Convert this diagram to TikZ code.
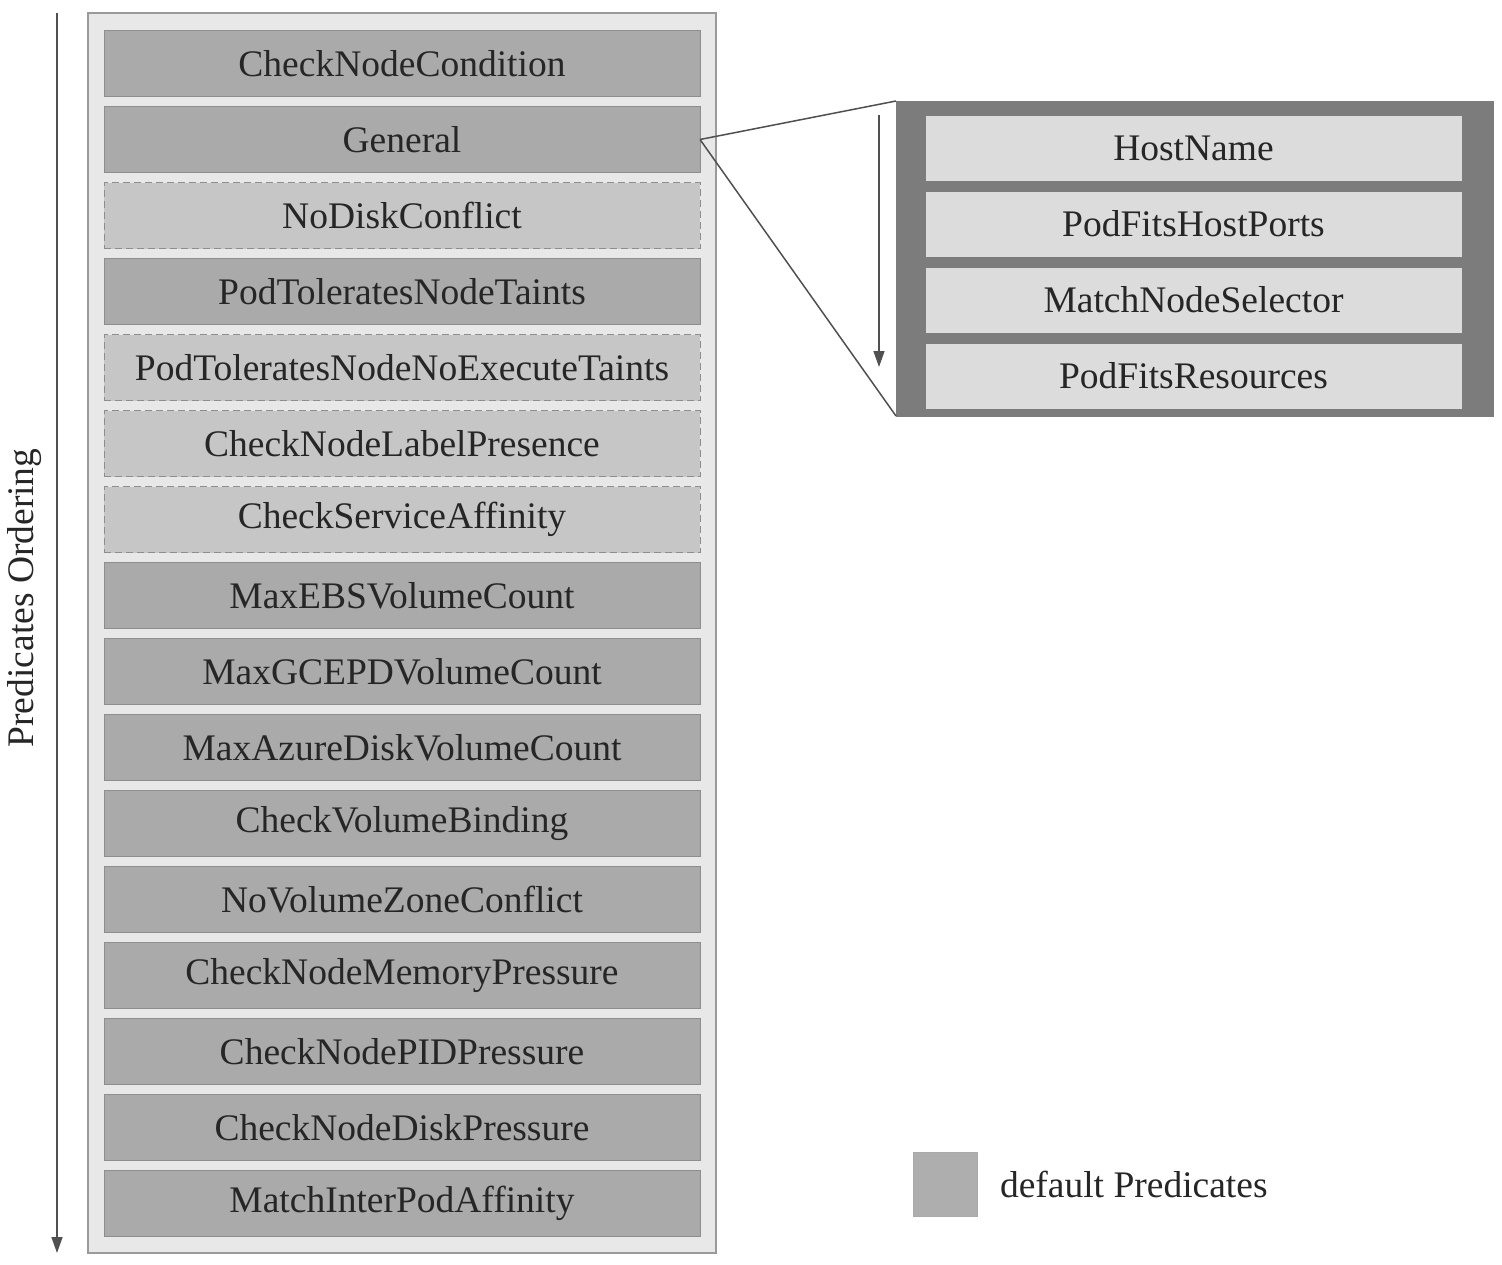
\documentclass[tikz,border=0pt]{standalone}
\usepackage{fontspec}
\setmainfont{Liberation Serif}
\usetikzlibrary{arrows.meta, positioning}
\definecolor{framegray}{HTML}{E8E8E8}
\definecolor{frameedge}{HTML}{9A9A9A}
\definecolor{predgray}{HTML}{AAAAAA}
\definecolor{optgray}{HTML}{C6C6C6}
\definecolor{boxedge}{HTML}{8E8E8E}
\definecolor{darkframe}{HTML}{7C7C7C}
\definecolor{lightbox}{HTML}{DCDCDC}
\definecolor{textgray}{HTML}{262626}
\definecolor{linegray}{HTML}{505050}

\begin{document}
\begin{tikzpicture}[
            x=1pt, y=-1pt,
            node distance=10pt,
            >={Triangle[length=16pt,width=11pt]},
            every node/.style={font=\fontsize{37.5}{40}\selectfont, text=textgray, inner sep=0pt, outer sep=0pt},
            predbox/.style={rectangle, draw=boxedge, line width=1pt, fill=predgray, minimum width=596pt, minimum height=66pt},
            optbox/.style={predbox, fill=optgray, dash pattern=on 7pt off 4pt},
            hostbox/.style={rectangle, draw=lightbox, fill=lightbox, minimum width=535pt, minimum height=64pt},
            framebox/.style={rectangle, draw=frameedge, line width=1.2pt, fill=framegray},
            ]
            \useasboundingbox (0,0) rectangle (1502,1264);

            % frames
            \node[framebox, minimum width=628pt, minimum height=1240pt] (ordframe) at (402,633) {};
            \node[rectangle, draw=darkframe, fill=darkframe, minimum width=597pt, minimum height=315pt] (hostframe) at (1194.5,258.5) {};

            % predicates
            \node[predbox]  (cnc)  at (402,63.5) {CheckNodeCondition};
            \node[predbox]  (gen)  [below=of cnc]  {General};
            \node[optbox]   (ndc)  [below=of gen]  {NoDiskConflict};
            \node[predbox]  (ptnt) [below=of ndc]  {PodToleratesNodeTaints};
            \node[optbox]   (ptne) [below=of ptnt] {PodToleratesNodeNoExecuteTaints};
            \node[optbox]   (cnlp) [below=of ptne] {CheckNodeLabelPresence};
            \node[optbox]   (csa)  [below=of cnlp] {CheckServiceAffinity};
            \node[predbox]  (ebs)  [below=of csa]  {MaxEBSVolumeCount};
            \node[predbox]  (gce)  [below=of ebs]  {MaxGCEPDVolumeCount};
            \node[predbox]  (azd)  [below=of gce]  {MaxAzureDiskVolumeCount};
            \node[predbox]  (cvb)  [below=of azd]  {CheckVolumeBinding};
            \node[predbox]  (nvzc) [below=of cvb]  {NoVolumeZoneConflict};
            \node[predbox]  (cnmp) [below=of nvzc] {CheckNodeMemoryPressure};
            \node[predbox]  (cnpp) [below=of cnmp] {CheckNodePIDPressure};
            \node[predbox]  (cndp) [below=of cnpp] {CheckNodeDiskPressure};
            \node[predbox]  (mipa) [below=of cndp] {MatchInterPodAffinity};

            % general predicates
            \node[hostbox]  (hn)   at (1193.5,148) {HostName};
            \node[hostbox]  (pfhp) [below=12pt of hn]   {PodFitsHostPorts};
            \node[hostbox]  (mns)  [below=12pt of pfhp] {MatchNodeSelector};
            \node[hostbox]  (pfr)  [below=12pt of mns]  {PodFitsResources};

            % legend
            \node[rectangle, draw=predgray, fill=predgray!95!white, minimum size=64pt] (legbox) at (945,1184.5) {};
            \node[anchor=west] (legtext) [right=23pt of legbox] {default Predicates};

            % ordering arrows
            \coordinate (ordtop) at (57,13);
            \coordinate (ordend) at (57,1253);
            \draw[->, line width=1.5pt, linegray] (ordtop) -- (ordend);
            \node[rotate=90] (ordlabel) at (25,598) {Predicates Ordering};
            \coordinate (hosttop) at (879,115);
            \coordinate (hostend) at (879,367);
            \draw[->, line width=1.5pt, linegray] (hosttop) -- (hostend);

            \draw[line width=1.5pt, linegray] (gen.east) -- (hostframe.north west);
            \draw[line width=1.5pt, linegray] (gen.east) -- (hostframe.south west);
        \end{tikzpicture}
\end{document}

§ **What you need to do**:
Give back exactly the lines from the first line of the data through the line with "draw=darkframe, fill=darkframe, minimum", pictures excluded.

§ **Task response**:
Convert this diagram to TikZ code.
\documentclass[tikz,border=0pt]{standalone}
\usepackage{fontspec}
\setmainfont{Liberation Serif}
\usetikzlibrary{arrows.meta, positioning}
\definecolor{framegray}{HTML}{E8E8E8}
\definecolor{frameedge}{HTML}{9A9A9A}
\definecolor{predgray}{HTML}{AAAAAA}
\definecolor{optgray}{HTML}{C6C6C6}
\definecolor{boxedge}{HTML}{8E8E8E}
\definecolor{darkframe}{HTML}{7C7C7C}
\definecolor{lightbox}{HTML}{DCDCDC}
\definecolor{textgray}{HTML}{262626}
\definecolor{linegray}{HTML}{505050}

\begin{document}
\begin{tikzpicture}[
            x=1pt, y=-1pt,
            node distance=10pt,
            >={Triangle[length=16pt,width=11pt]},
            every node/.style={font=\fontsize{37.5}{40}\selectfont, text=textgray, inner sep=0pt, outer sep=0pt},
            predbox/.style={rectangle, draw=boxedge, line width=1pt, fill=predgray, minimum width=596pt, minimum height=66pt},
            optbox/.style={predbox, fill=optgray, dash pattern=on 7pt off 4pt},
            hostbox/.style={rectangle, draw=lightbox, fill=lightbox, minimum width=535pt, minimum height=64pt},
            framebox/.style={rectangle, draw=frameedge, line width=1.2pt, fill=framegray},
            ]
            \useasboundingbox (0,0) rectangle (1502,1264);

            % frames
            \node[framebox, minimum width=628pt, minimum height=1240pt] (ordframe) at (402,633) {};
            \node[rectangle, draw=darkframe, fill=darkframe, minimum width=597pt, minimum height=315pt] (hostframe) at (1194.5,258.5) {};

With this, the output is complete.